>> start EXTRACTED RECORDS

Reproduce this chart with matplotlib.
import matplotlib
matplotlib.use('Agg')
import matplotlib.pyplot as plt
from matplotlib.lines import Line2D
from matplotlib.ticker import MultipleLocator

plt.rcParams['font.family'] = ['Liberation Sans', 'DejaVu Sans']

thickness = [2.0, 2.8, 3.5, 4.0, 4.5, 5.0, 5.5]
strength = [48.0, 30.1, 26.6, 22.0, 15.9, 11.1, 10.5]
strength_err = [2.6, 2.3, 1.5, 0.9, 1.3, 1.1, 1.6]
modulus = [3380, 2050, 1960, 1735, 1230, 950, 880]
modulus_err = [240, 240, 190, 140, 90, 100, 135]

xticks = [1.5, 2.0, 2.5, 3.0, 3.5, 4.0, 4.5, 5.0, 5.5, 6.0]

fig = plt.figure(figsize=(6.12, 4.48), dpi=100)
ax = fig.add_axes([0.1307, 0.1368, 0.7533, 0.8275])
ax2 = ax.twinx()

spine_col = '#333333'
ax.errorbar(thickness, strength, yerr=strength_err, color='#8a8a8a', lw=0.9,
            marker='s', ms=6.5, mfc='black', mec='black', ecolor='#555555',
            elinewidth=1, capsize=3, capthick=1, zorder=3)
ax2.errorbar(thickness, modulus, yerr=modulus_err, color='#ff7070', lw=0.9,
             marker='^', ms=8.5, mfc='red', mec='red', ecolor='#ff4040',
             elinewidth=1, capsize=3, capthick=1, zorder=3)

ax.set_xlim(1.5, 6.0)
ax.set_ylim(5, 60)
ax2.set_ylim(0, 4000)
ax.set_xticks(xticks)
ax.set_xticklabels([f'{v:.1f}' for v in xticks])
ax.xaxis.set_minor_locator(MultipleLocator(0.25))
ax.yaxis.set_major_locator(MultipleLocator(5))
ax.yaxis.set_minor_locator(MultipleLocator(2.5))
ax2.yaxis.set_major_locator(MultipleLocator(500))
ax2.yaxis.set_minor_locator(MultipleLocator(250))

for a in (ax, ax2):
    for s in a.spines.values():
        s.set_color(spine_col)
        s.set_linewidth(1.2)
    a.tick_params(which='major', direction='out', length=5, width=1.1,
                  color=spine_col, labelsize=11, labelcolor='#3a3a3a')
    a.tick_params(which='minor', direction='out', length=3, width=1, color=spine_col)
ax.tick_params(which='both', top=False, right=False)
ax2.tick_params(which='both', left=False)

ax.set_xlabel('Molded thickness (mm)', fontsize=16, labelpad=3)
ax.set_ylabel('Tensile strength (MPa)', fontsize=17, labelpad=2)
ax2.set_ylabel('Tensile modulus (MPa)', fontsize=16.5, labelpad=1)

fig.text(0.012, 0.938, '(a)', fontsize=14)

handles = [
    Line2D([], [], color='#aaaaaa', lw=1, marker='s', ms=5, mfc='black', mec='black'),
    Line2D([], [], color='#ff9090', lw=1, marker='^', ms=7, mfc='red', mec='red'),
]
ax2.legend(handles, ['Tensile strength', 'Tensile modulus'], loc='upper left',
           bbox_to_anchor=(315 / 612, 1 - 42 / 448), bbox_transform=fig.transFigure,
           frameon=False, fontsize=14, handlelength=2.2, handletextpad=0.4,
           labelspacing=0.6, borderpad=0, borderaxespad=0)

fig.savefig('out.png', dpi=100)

>> end EXTRACTED RECORDS
>> start EXTRACTED RECORDS

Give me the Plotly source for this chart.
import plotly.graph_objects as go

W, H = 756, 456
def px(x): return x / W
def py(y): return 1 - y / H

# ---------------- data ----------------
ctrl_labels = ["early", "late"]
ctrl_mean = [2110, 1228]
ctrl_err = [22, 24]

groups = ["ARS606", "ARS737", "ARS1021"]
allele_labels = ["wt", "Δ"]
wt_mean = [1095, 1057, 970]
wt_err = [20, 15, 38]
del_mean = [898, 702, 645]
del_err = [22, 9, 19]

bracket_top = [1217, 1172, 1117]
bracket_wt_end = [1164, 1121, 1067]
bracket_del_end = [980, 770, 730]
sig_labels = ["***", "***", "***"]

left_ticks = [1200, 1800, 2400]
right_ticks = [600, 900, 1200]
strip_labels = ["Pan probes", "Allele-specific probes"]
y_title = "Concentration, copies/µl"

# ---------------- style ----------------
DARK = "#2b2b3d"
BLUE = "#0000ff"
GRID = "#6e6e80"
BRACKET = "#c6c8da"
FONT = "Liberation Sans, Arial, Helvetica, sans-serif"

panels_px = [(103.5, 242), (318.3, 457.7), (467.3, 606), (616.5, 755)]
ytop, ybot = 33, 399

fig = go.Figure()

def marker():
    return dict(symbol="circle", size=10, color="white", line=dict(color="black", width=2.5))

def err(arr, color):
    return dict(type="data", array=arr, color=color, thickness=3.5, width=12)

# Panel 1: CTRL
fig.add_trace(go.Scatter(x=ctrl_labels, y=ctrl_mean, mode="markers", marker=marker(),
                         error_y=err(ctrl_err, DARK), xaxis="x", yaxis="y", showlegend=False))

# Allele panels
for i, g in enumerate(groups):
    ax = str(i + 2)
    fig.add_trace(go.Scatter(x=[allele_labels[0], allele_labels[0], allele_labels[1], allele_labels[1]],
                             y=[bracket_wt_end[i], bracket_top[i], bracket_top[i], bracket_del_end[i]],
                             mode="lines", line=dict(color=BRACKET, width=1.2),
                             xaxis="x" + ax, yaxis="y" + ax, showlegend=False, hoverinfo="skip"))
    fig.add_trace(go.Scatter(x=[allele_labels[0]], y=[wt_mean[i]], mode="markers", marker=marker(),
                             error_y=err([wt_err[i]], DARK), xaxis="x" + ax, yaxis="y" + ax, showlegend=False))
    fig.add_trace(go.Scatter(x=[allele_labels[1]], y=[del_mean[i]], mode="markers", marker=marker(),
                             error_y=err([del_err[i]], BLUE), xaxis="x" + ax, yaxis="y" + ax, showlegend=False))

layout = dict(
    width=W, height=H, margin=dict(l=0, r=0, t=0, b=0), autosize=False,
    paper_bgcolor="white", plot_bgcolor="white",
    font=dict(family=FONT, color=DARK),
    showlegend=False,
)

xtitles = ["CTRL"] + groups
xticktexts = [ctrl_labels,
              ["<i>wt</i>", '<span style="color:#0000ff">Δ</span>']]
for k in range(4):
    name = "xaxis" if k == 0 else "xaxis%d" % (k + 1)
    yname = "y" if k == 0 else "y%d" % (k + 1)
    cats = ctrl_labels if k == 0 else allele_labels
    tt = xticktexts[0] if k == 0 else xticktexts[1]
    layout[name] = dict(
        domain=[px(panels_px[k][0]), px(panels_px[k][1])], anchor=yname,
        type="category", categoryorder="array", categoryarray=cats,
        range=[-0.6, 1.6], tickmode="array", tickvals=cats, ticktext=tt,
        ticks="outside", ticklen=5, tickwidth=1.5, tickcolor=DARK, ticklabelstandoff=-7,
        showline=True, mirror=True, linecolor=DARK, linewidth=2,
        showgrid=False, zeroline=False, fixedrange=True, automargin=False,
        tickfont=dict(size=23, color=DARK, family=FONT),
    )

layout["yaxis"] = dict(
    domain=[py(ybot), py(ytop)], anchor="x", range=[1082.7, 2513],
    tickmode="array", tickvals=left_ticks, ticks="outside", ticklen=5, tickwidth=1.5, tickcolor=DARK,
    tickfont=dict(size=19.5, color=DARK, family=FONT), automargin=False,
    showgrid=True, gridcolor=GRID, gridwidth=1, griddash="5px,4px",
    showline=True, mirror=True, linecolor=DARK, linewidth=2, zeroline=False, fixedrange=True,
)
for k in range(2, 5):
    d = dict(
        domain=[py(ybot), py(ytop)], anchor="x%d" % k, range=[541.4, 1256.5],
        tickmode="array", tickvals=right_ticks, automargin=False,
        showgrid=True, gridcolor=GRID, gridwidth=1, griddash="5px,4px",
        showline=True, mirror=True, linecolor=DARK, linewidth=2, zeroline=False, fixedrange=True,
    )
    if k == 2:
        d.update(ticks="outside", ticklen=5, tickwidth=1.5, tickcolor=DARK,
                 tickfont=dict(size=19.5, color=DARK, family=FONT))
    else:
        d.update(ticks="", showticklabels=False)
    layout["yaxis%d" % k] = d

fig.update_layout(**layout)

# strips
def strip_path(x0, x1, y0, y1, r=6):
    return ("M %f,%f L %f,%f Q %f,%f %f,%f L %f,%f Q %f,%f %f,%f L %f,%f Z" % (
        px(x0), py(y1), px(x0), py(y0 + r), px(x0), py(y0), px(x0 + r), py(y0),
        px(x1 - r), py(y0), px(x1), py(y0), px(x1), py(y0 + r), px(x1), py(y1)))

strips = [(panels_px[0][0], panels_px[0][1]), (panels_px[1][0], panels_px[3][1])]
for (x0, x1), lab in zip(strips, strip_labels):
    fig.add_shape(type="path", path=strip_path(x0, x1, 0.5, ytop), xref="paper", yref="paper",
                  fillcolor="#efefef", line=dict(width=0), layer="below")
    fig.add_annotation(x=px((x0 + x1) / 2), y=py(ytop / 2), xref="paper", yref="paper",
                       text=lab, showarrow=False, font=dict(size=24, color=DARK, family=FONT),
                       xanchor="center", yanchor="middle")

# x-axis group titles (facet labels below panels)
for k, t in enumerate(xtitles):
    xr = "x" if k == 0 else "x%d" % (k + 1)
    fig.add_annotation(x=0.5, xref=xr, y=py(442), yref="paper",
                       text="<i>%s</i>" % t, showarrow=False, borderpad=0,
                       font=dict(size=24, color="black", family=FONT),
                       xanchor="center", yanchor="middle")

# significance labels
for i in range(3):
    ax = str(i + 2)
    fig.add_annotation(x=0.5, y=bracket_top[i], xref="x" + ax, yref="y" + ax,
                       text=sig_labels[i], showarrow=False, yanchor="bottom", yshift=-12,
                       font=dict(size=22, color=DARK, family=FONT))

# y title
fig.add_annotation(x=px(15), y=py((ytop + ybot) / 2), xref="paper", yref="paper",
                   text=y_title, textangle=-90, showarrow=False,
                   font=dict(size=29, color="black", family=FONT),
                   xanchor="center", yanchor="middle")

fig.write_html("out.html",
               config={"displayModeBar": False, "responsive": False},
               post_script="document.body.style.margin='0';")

>> end EXTRACTED RECORDS

Count the lines in the material above where the string "matplotlib" appears, then state only that count.

## COMPLETED EXERCISE
6